#### TASK OBJECTIVE
Every line that contains the word "this" should be copied out.

[Entries taken from a collection]
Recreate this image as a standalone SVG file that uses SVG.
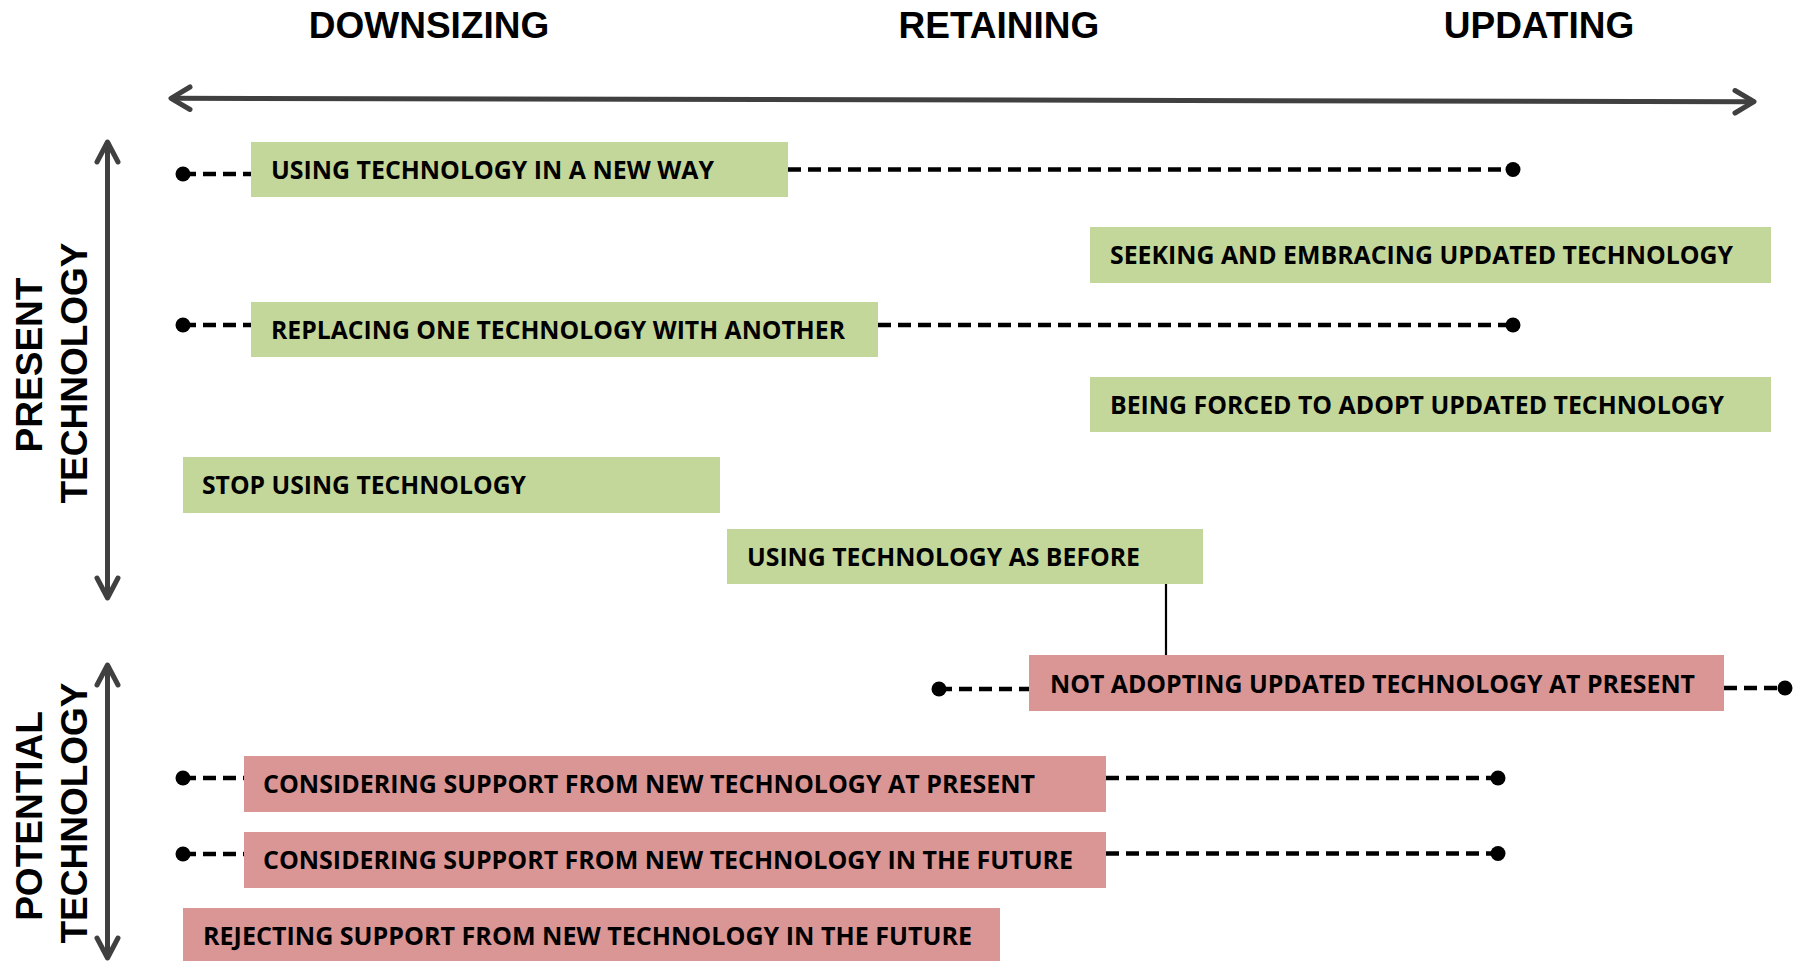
<svg xmlns="http://www.w3.org/2000/svg" width="1810" height="961" viewBox="0 0 1810 961">
<style>
.hd{font-family:"Liberation Sans",Arial,sans-serif;font-weight:bold;font-size:37px;fill:#000}
.vl{font-family:"Liberation Sans",Arial,sans-serif;font-weight:bold;font-size:37px;fill:#000}
.g{fill:#C4D79B}
.r{fill:#DA9694}
.t{font-family:"Open Sans","Noto Sans",sans-serif;font-weight:bold;font-size:25px;fill:#000}
.ax{stroke:#404040;stroke-width:5;fill:none;stroke-linecap:round;stroke-linejoin:round}
.dash{stroke:#000;stroke-width:4.5;stroke-dasharray:13 7;fill:none}
.dot{fill:#000}
</style>
<rect width="1810" height="961" fill="#fff"/>
<g id="headings">
<text class="hd" x="429" y="38" text-anchor="middle">DOWNSIZING</text>
<text class="hd" x="999" y="38" text-anchor="middle">RETAINING</text>
<text class="hd" x="1539" y="38" text-anchor="middle">UPDATING</text>
</g>
<g id="axes">
<line class="ax" x1="172" y1="98.3" x2="1753" y2="101.7"/>
<polyline class="ax" points="190,87 171,98.3 190,109.5"/>
<polyline class="ax" points="1735,90.5 1754,101.7 1735,113"/>
<line class="ax" x1="107.5" y1="144" x2="107.5" y2="596"/>
<polyline class="ax" points="97,162 107.5,142 118,162"/>
<polyline class="ax" points="97,578 107.5,598 118,578"/>
<line class="ax" x1="107.5" y1="667" x2="107.5" y2="956"/>
<polyline class="ax" points="97,685 107.5,665 118,685"/>
<polyline class="ax" points="97,938 107.5,958 118,938"/>
<text class="vl" transform="translate(42,365) rotate(-90)" text-anchor="middle">PRESENT</text>
<text class="vl" transform="translate(87,373) rotate(-90)" text-anchor="middle">TECHNOLOGY</text>
<text class="vl" transform="translate(42,816) rotate(-90)" text-anchor="middle">POTENTIAL</text>
<text class="vl" transform="translate(87,813) rotate(-90)" text-anchor="middle">TECHNOLOGY</text>
</g>
<g id="connectors">
<line class="dash" x1="183" y1="174" x2="251" y2="174"/>
<circle class="dot" cx="183" cy="174" r="7.5"/>
<line class="dash" x1="788" y1="169.5" x2="1513" y2="169.5"/>
<circle class="dot" cx="1513" cy="169.5" r="7.5"/>
<line class="dash" x1="183" y1="325" x2="251" y2="325"/>
<circle class="dot" cx="183" cy="325" r="7.5"/>
<line class="dash" x1="878" y1="325" x2="1513" y2="325"/>
<circle class="dot" cx="1513" cy="325" r="7.5"/>
<line class="dash" x1="939" y1="689" x2="1029" y2="689"/>
<circle class="dot" cx="939" cy="689" r="7.5"/>
<line class="dash" x1="1724" y1="688" x2="1785" y2="688"/>
<circle class="dot" cx="1785" cy="688" r="7.5"/>
<line class="dash" x1="183" y1="778" x2="244" y2="778"/>
<circle class="dot" cx="183" cy="778" r="7.5"/>
<line class="dash" x1="1106" y1="778" x2="1498" y2="778"/>
<circle class="dot" cx="1498" cy="778" r="7.5"/>
<line class="dash" x1="183" y1="854" x2="244" y2="854"/>
<circle class="dot" cx="183" cy="854" r="7.5"/>
<line class="dash" x1="1106" y1="853.5" x2="1498" y2="853.5"/>
<circle class="dot" cx="1498" cy="853.5" r="7.5"/>
<line x1="1166" y1="584" x2="1166" y2="655" stroke="#000" stroke-width="2.2"/>
</g>
<g id="n-new-way">
<rect class="g" x="251" y="142" width="537" height="55"/>
<text class="t" x="271" y="178.5" textLength="443" lengthAdjust="spacingAndGlyphs">USING TECHNOLOGY IN A NEW WAY</text>
</g>
<g id="n-seeking">
<rect class="g" x="1090" y="227" width="681" height="56"/>
<text class="t" x="1110" y="264" textLength="623" lengthAdjust="spacingAndGlyphs">SEEKING AND EMBRACING UPDATED TECHNOLOGY</text>
</g>
<g id="n-replacing">
<rect class="g" x="251" y="302" width="627" height="55"/>
<text class="t" x="271" y="338.5" textLength="574" lengthAdjust="spacingAndGlyphs">REPLACING ONE TECHNOLOGY WITH ANOTHER</text>
</g>
<g id="n-forced">
<rect class="g" x="1090" y="377" width="681" height="55"/>
<text class="t" x="1110" y="413.5" textLength="614" lengthAdjust="spacingAndGlyphs">BEING FORCED TO ADOPT UPDATED TECHNOLOGY</text>
</g>
<g id="n-stop">
<rect class="g" x="183" y="457" width="537" height="56"/>
<text class="t" x="202" y="494" textLength="324" lengthAdjust="spacingAndGlyphs">STOP USING TECHNOLOGY</text>
</g>
<g id="n-as-before">
<rect class="g" x="727" y="529" width="476" height="55"/>
<text class="t" x="747" y="566" textLength="393" lengthAdjust="spacingAndGlyphs">USING TECHNOLOGY AS BEFORE</text>
</g>
<g id="n-not-adopting">
<rect class="r" x="1029" y="655" width="695" height="56"/>
<text class="t" x="1050" y="692.5" textLength="645" lengthAdjust="spacingAndGlyphs">NOT ADOPTING UPDATED TECHNOLOGY AT PRESENT</text>
</g>
<g id="n-considering-present">
<rect class="r" x="244" y="756" width="862" height="56"/>
<text class="t" x="263" y="793" textLength="772" lengthAdjust="spacingAndGlyphs">CONSIDERING SUPPORT FROM NEW TECHNOLOGY AT PRESENT</text>
</g>
<g id="n-considering-future">
<rect class="r" x="244" y="832" width="862" height="56"/>
<text class="t" x="263" y="869" textLength="810" lengthAdjust="spacingAndGlyphs">CONSIDERING SUPPORT FROM NEW TECHNOLOGY IN THE FUTURE</text>
</g>
<g id="n-rejecting">
<rect class="r" x="183" y="908" width="817" height="56"/>
<text class="t" x="203" y="944.5" textLength="769" lengthAdjust="spacingAndGlyphs">REJECTING SUPPORT FROM NEW TECHNOLOGY IN THE FUTURE</text>
</g>
</svg>
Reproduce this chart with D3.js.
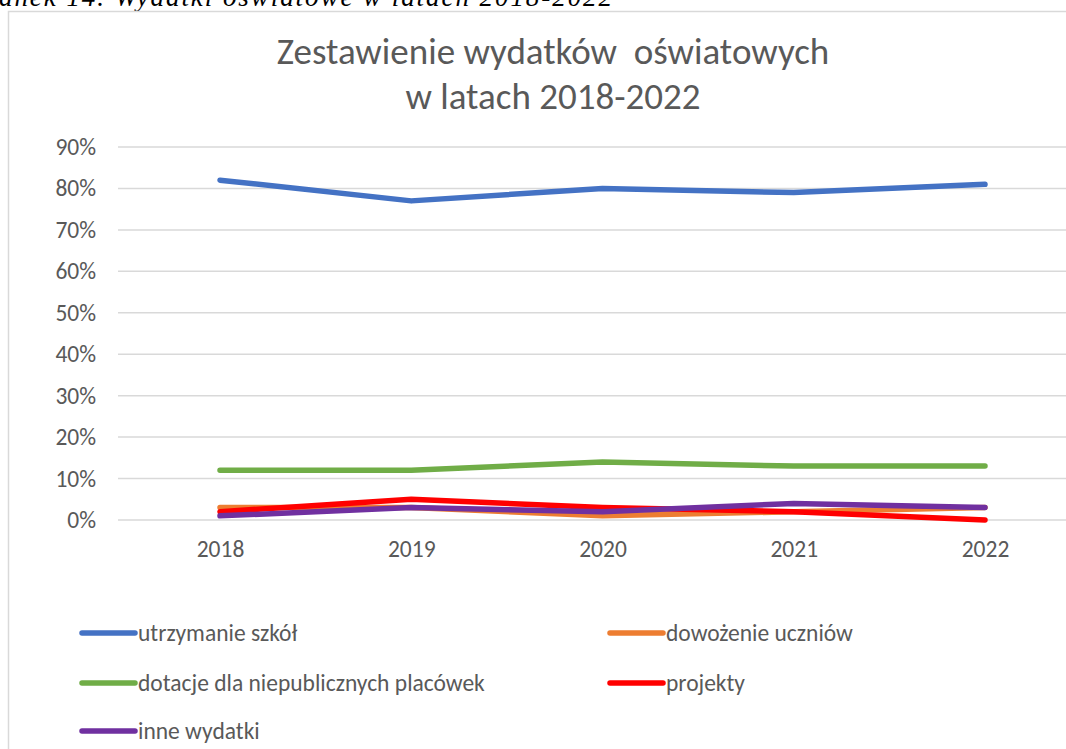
<!DOCTYPE html>
<html>
<head>
<meta charset="utf-8">
<script src="https://cdn.jsdelivr.net/npm/d3@7"></script>
<style>
  body { margin: 0; background: #fff; }
  svg { display: block; }
</style>
</head>
<body>
<div class="chart"></div>
<script>
"use strict";
(function(){

// data (percent of spending)
var years = ['2018', '2019', '2020', '2021', '2022'];
var seriesNames = ['utrzymanie szkół', 'dowożenie uczniów', 'dotacje dla niepublicznych placówek', 'projekty', 'inne wydatki'];
var utrzymanie = [82, 77, 80, 79, 81];
var dowozenie = [3, 3, 1, 2, 3];
var dotacje = [12, 12, 14, 13, 13];
var projekty = [2, 5, 3, 2, 0];
var inne = [1, 3, 2, 4, 3];
var yTicks = [0, 10, 20, 30, 40, 50, 60, 70, 80, 90];
var colors = ['#4472c4', '#ed7d31', '#70ad47', '#ff0000', '#7030a0'];

var width = 1066;
var height = 749;
var font = "Carlito, 'Open Sans', sans-serif";
var textColor = '#595959';

var svg = d3.select('.chart')
            .append('svg')
            .attr('width', width)
            .attr('height', height);

// caption above the chart, cut off at the top like in the scan
svg.append('text')
   .attr('x', -1)
   .attr('y', 6)
   .attr('font-family', "'Liberation Serif', serif")
   .attr('font-style', 'italic')
   .attr('font-size', 27)
   .attr('textLength', 613)
   .attr('fill', '#000')
   .text('anek 14. Wydatki oświatowe w latach 2018-2022');

// chart frame
svg.append('path')
   .attr('d', 'M8.5,' + height + 'V11.5H' + width)
   .attr('fill', 'none')
   .attr('stroke', '#d9d9d9')
   .attr('stroke-width', 1.5);

// title
var title = svg.append('text')
   .attr('text-anchor', 'middle')
   .attr('font-family', font)
   .attr('font-size', 37)
   .attr('fill', textColor);
title.append('tspan').attr('x', 553).attr('y', 64).attr('xml:space', 'preserve').text('Zestawienie wydatków  oświatowych');
title.append('tspan').attr('x', 553).attr('y', 109).text('w latach 2018-2022');

// scales
var x = d3.scalePoint().domain(years).range([220, 985]);
var y = d3.scaleLinear().domain([0, 90]).range([520, 147]);

// gridlines
svg.append('g')
   .selectAll('line')
   .data(yTicks)
   .enter().append('line')
   .attr('x1', 118)
   .attr('x2', width)
   .attr('y1', function(d){ return y(d) })
   .attr('y2', function(d){ return y(d) })
   .attr('stroke', '#d9d9d9')
   .attr('stroke-width', 1.5);

// y axis labels
var yAxis = svg.append('g')
   .attr('transform', 'translate(104,0)')
   .call(d3.axisLeft(y).tickValues(yTicks).tickSize(0).tickPadding(8)
           .tickFormat(function(d){ return d + '%' }));
yAxis.select('.domain').remove();
yAxis.selectAll('text')
     .attr('font-family', font)
     .attr('font-size', 23.5)
     .attr('fill', textColor);

// x axis labels
var xAxis = svg.append('g')
   .attr('transform', 'translate(0,540)')
   .call(d3.axisBottom(x).tickSize(0).tickPadding(0));
xAxis.select('.domain').remove();
xAxis.selectAll('text')
     .attr('font-family', font)
     .attr('font-size', 23.5)
     .attr('fill', textColor);

// lines
var allSeries = [utrzymanie, dowozenie, dotacje, projekty, inne];
var line = d3.line()
   .x(function(d, i){ return x(years[i]) })
   .y(function(d){ return y(d) });

svg.append('g')
   .selectAll('path')
   .data(allSeries)
   .enter().append('path')
   .attr('d', line)
   .attr('fill', 'none')
   .attr('stroke', function(d, i){ return colors[i] })
   .attr('stroke-width', 5.5)
   .attr('stroke-linecap', 'round')
   .attr('stroke-linejoin', 'round');

// legend, two columns
var legendX = [82, 610];
var legendY = [633, 683, 731];
var legend = svg.append('g')
   .selectAll('g')
   .data(seriesNames)
   .enter().append('g')
   .attr('transform', function(d, i){
     return 'translate(' + legendX[i % 2] + ',' + legendY[Math.floor(i / 2)] + ')'
   });

legend.append('line')
      .attr('x1', 0)
      .attr('x2', 53)
      .attr('stroke', function(d, i){ return colors[i] })
      .attr('stroke-width', 5.5)
      .attr('stroke-linecap', 'round');

legend.append('text')
      .attr('x', 56)
      .attr('dy', '0.35em')
      .attr('font-family', font)
      .attr('font-size', 23.5)
      .attr('fill', textColor)
      .text(function(d){ return d });

})();
</script>
</body>
</html>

#### ANSWER TO THE PROBLEM
Recreate this image as a standalone SVG file that uses SVG.
Reproduce this chart with D3.js.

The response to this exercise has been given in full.